Greinke moves to the NL Central to a slightly pitcher friendly park. Kauffman is a neutral park in the somewhat weakest division of the stronger league. As an A.L. guy, I can't tell you how much Milwaukee's defense will help him, but Kansas City has had probably the weakest defense in the A.L. over the last few years - so if Milwaukee has close to average defense, the move should significantly help him. Lee has pitched for Philly before and fared well. Although, Bank Park is slightly hitter friendly, they have a fine organization and have good reason to expect continued excellence from Lee. I'm guessing Greinke will enjoy a boost in the new league with an improved defense this year, while Lee will continue his plateau.

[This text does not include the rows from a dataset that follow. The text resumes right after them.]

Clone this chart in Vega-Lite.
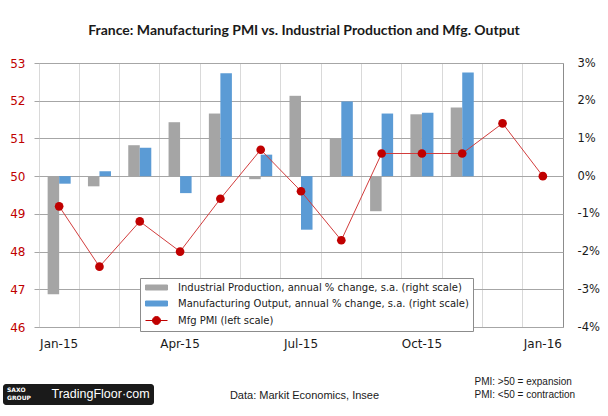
{
  "$schema": "https://vega.github.io/schema/vega-lite/v6.json",
  "width": 524,
  "height": 264,
  "autosize": {"type": "none"},
  "padding": {"left": 39, "top": 63, "right": 45, "bottom": 89},
  "background": "white",
  "title": {
    "text": "France: Manufacturing PMI vs. Industrial Production and Mfg. Output",
    "font": "Lato", "fontSize": 14, "fontWeight": "bold", "color": "#1a1a1a",
    "anchor": "middle", "frame": "group", "offset": 19, "dx": 3
  },
  "config": {
    "view": {"stroke": "#8c8c8c", "strokeWidth": 1},
    "axis": {"labelFont": "DejaVu Sans", "labelFontSize": 12, "titleFont": "Liberation Sans", "titleFontWeight": "normal", "titleColor": "#1a1a1a", "labelColor": "#1a1a1a"}
  },
  "datasets": {
    "bars": [
      {"month": "Jan-15", "series": "Industrial Production, annual % change, s.a. (right scale)", "value": -3.13},
      {"month": "Jan-15", "series": "Manufacturing Output, annual % change, s.a. (right scale)", "value": -0.2},
      {"month": "Feb-15", "series": "Industrial Production, annual % change, s.a. (right scale)", "value": -0.27},
      {"month": "Feb-15", "series": "Manufacturing Output, annual % change, s.a. (right scale)", "value": 0.13},
      {"month": "Mar-15", "series": "Industrial Production, annual % change, s.a. (right scale)", "value": 0.82},
      {"month": "Mar-15", "series": "Manufacturing Output, annual % change, s.a. (right scale)", "value": 0.75},
      {"month": "Apr-15", "series": "Industrial Production, annual % change, s.a. (right scale)", "value": 1.43},
      {"month": "Apr-15", "series": "Manufacturing Output, annual % change, s.a. (right scale)", "value": -0.45},
      {"month": "May-15", "series": "Industrial Production, annual % change, s.a. (right scale)", "value": 1.66},
      {"month": "May-15", "series": "Manufacturing Output, annual % change, s.a. (right scale)", "value": 2.73},
      {"month": "Jun-15", "series": "Industrial Production, annual % change, s.a. (right scale)", "value": -0.08},
      {"month": "Jun-15", "series": "Manufacturing Output, annual % change, s.a. (right scale)", "value": 0.57},
      {"month": "Jul-15", "series": "Industrial Production, annual % change, s.a. (right scale)", "value": 2.13},
      {"month": "Jul-15", "series": "Manufacturing Output, annual % change, s.a. (right scale)", "value": -1.42},
      {"month": "Aug-15", "series": "Industrial Production, annual % change, s.a. (right scale)", "value": 0.99},
      {"month": "Aug-15", "series": "Manufacturing Output, annual % change, s.a. (right scale)", "value": 1.98},
      {"month": "Sep-15", "series": "Industrial Production, annual % change, s.a. (right scale)", "value": -0.93},
      {"month": "Sep-15", "series": "Manufacturing Output, annual % change, s.a. (right scale)", "value": 1.66},
      {"month": "Oct-15", "series": "Industrial Production, annual % change, s.a. (right scale)", "value": 1.64},
      {"month": "Oct-15", "series": "Manufacturing Output, annual % change, s.a. (right scale)", "value": 1.68},
      {"month": "Nov-15", "series": "Industrial Production, annual % change, s.a. (right scale)", "value": 1.82},
      {"month": "Nov-15", "series": "Manufacturing Output, annual % change, s.a. (right scale)", "value": 2.75}
    ],
    "pmi": [
      {"month": "Jan-15", "series": "Mfg PMI (left scale)", "value": 49.2},
      {"month": "Feb-15", "series": "Mfg PMI (left scale)", "value": 47.6},
      {"month": "Mar-15", "series": "Mfg PMI (left scale)", "value": 48.8},
      {"month": "Apr-15", "series": "Mfg PMI (left scale)", "value": 48.0},
      {"month": "May-15", "series": "Mfg PMI (left scale)", "value": 49.4},
      {"month": "Jun-15", "series": "Mfg PMI (left scale)", "value": 50.7},
      {"month": "Jul-15", "series": "Mfg PMI (left scale)", "value": 49.6},
      {"month": "Aug-15", "series": "Mfg PMI (left scale)", "value": 48.3},
      {"month": "Sep-15", "series": "Mfg PMI (left scale)", "value": 50.6},
      {"month": "Oct-15", "series": "Mfg PMI (left scale)", "value": 50.6},
      {"month": "Nov-15", "series": "Mfg PMI (left scale)", "value": 50.6},
      {"month": "Dec-15", "series": "Mfg PMI (left scale)", "value": 51.4},
      {"month": "Jan-16", "series": "Mfg PMI (left scale)", "value": 50.0}
    ]
  },
  "layer": [
    {
      "data": {"name": "bars"},
      "mark": {"type": "bar"},
      "encoding": {
        "x": {
          "field": "month", "type": "ordinal",
          "scale": {"type": "band", "domain": ["Jan-15","Feb-15","Mar-15","Apr-15","May-15","Jun-15","Jul-15","Aug-15","Sep-15","Oct-15","Nov-15","Dec-15","Jan-16"], "paddingInner": 0, "paddingOuter": 0},
          "axis": {
            "orient": "bottom", "grid": false, "domain": false, "ticks": false, "labelAngle": 0, "labelPadding": 11,
            "labelExpr": "indexof(['Jan-15','Apr-15','Jul-15','Oct-15','Jan-16'], datum.value) >= 0 ? datum.value : ''",
            "title": "Data: Markit Economics, Insee", "titleFontSize": 11, "titleX": 265, "titleY": 68, "titleBaseline": "middle", "titleAlign": "center"
          }
        },
        "xOffset": {
          "field": "series", "type": "nominal",
          "scale": {"domain": ["Industrial Production, annual % change, s.a. (right scale)", "Manufacturing Output, annual % change, s.a. (right scale)"], "paddingInner": 0, "paddingOuter": 0.75}
        },
        "y": {
          "field": "value", "type": "quantitative",
          "scale": {"domain": [-4, 3], "nice": false, "zero": false},
          "axis": {"orient": "right", "values": [-4,-3,-2,-1,0,1,2,3], "grid": false, "domain": false, "ticks": false, "labelPadding": 14, "labelFontSize": 11.5, "labelExpr": "datum.value + '%'", "title": null}
        },
        "color": {
          "field": "series", "type": "nominal",
          "scale": {
            "domain": ["Industrial Production, annual % change, s.a. (right scale)", "Manufacturing Output, annual % change, s.a. (right scale)", "Mfg PMI (left scale)"],
            "range": ["#a5a5a5", "#5b9bd5", "#c00000"]
          },
          "legend": {
            "orient": "none", "legendX": 101, "legendY": 215, "title": null,
            "fillColor": "white", "strokeColor": "#8c8c8c", "padding": 4,
            "labelFont": "DejaVu Sans", "labelFontSize": 10, "labelColor": "#1a1a1a", "labelLimit": 400,
            "symbolSize": 100, "symbolOffset": 7, "labelOffset": 16, "rowPadding": 5,
            "encode": {
              "symbols": {
                "update": {
                  "shape": {"signal": "datum.value === 'Mfg PMI (left scale)' ? 'M-2.2,0H2.2M-0.8,0A0.8,0.8,0,1,1,0.8,0A0.8,0.8,0,1,1,-0.8,0' : 'M-2.2,-0.5H2.2V0.5H-2.2Z'"},
                  "fill": {"scale": "color", "field": "value"},
                  "stroke": {"scale": "color", "field": "value"},
                  "strokeWidth": {"value": 1},
                  "opacity": {"value": 1},
                  "fillOpacity": {"value": 1}
                }
              }
            }
          }
        }
      }
    },
    {
      "data": {"name": "pmi"},
      "layer": [
        {
          "mark": {"type": "line", "strokeWidth": 1, "stroke": "#d23c3c"},
          "encoding": {}
        },
        {
          "mark": {"type": "point", "filled": true, "size": 75, "opacity": 1},
          "encoding": {
            "color": {"field": "series", "type": "nominal"},
            "shape": {
              "datum": "TradingFloor·com",
              "legend": {
                "orient": "none", "legendX": -36, "legendY": 321,
                "title": ["SAXO", "GROUP"], "titleOrient": "left", "titleFontSize": 6, "titleColor": "white", "titleFont": "DejaVu Sans", "titleFontWeight": "bold", "titlePadding": 8, "titleLineHeight": 8,
                "fillColor": "#1a1a1a", "cornerRadius": 3, "padding": 4,
                "symbolSize": 0, "symbolOpacity": 0, "labelOffset": 0,
                "labelFont": "Liberation Sans", "labelFontSize": 12.5, "labelColor": "white"
              }
            }
          }
        }
      ],
      "encoding": {
        "x": {
          "field": "month", "type": "ordinal",
          "scale": {"type": "band", "domain": ["Jan-15","Feb-15","Mar-15","Apr-15","May-15","Jun-15","Jul-15","Aug-15","Sep-15","Oct-15","Nov-15","Dec-15","Jan-16"], "paddingInner": 0, "paddingOuter": 0},
          "axis": {
            "orient": "top", "grid": true, "gridColor": "#d9d9d9", "gridOpacity": 1, "bandPosition": 0, "domain": false, "ticks": false, "labels": false,
            "title": ["PMI: >50 = expansion", "PMI: <50 = contraction"], "titleFontSize": 10, "titleLineHeight": 13, "titleX": 435, "titleY": 313, "titleBaseline": "top", "titleAlign": "left", "titleAnchor": null
          }
        },
        "y": {
          "field": "value", "type": "quantitative",
          "scale": {"domain": [46, 53], "nice": false, "zero": false},
          "axis": {"orient": "left", "values": [46,47,48,49,50,51,52,53], "grid": true, "gridColor": "#a6a6a6", "gridOpacity": 1, "domain": false, "tickSize": 5, "tickColor": "#a6a6a6", "labelPadding": 9, "labelColor": "#c00000", "title": null}
        }
      }
    }
  ],
  "resolve": {"scale": {"y": "independent"}, "axis": {"x": "independent"}}
}
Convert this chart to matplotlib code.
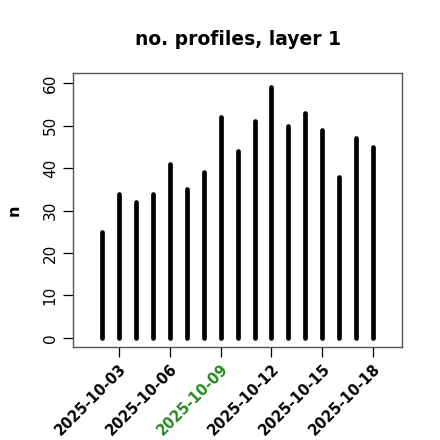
import numpy as np
import matplotlib
matplotlib.use("Agg")
from matplotlib import pyplot as plt
import matplotlib.dates as mdates

# datos
fechas = np.arange(np.datetime64("2025-10-02"), np.datetime64("2025-10-19"))
n_perfiles = [25, 34, 32, 34, 41, 35, 39, 52, 44, 51, 59, 50, 53, 49, 38, 47, 45]
ticks_x = ["2025-10-03", "2025-10-06", "2025-10-09", "2025-10-12", "2025-10-15", "2025-10-18"]
tick_verde = "2025-10-09"
ticks_y = [0, 10, 20, 30, 40, 50, 60]

fig = plt.figure(figsize=(4.4, 4.4), dpi=100)
ax = fig.add_axes([0.166, 0.211, 0.748, 0.623])

x = mdates.date2num(fechas.astype("datetime64[D]").astype(object))
ax.vlines(x, 0, n_perfiles, colors="black", linewidth=3.4, capstyle="round")

x0 = mdates.date2num(np.datetime64("2025-10-01").astype(object))
x1 = mdates.date2num(np.datetime64("2025-10-19").astype(object))
ax.set_xlim(x0 - 0.72, x1 + 0.72)
ax.set_ylim(-2.2, 62.4)

xt = [mdates.date2num(np.datetime64(t).astype(object)) for t in ticks_x]
ax.set_xticks(xt)
ax.set_xticklabels(ticks_x, rotation=45, ha="right", va="top",
                   rotation_mode="anchor", fontsize=10.5, fontweight="bold")
ax.set_yticks(ticks_y)
ax.set_yticklabels([str(v) for v in ticks_y], rotation=90, va="center", fontsize=11)
ax.tick_params(direction="out", length=7, width=0.9, colors="black")
ax.tick_params(axis="x", pad=3)
ax.tick_params(axis="y", pad=4)

for s in ax.spines.values():
    s.set_color("#555555")
    s.set_linewidth(1.0)

ax.set_ylabel("n", fontweight="bold", fontsize=11.5, labelpad=15)
ax.set_title("no. profiles, layer 1", fontweight="bold", fontsize=13.5, pad=20)

# la fecha marcada en verde
fig.canvas.draw()
for tick in ax.xaxis.get_major_ticks():
    if tick.label1.get_text() == tick_verde:
        tick.label1.set_color("#228B22")

plt.savefig("out.png", dpi=100)
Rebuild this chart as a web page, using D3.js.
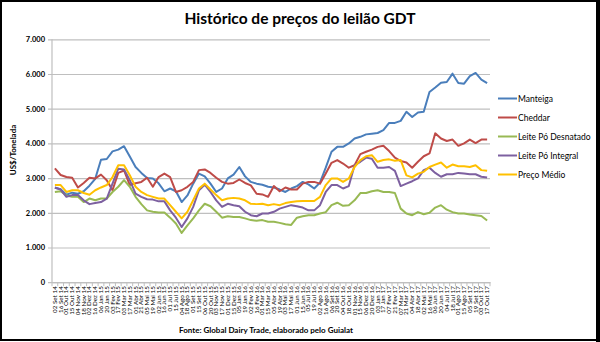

Lastly, let's look at the men. Lee looks like he is in great physical shape. I haven't seen much of Greinke lately. Both have had some history of arm trouble, but not much for a good while - although, Greinke did complain of a sore shoulder last year - perhaps, the reason for his down year. Lee had an abdominal strain early in the season and a little back strain late in the season. He pitched deep into the post season, which can be worrisome, except he did the year before without any noticeable adverse affect. Sometimes the affects of overwork show up the year after the next year. Then there is Greinke's psychological battles from a few years ago. I have no idea if that is something that could re-occur or not, but he is moving his occupation to a new city.

I suppose you can summarize it thusly: Lee is the safer choice, but Greinke has more upside in terms of both level of excellence and length of protectable career. If your team is building, I would pick Greinke. If you have a strong chance of winning it all this year, stick with Lee.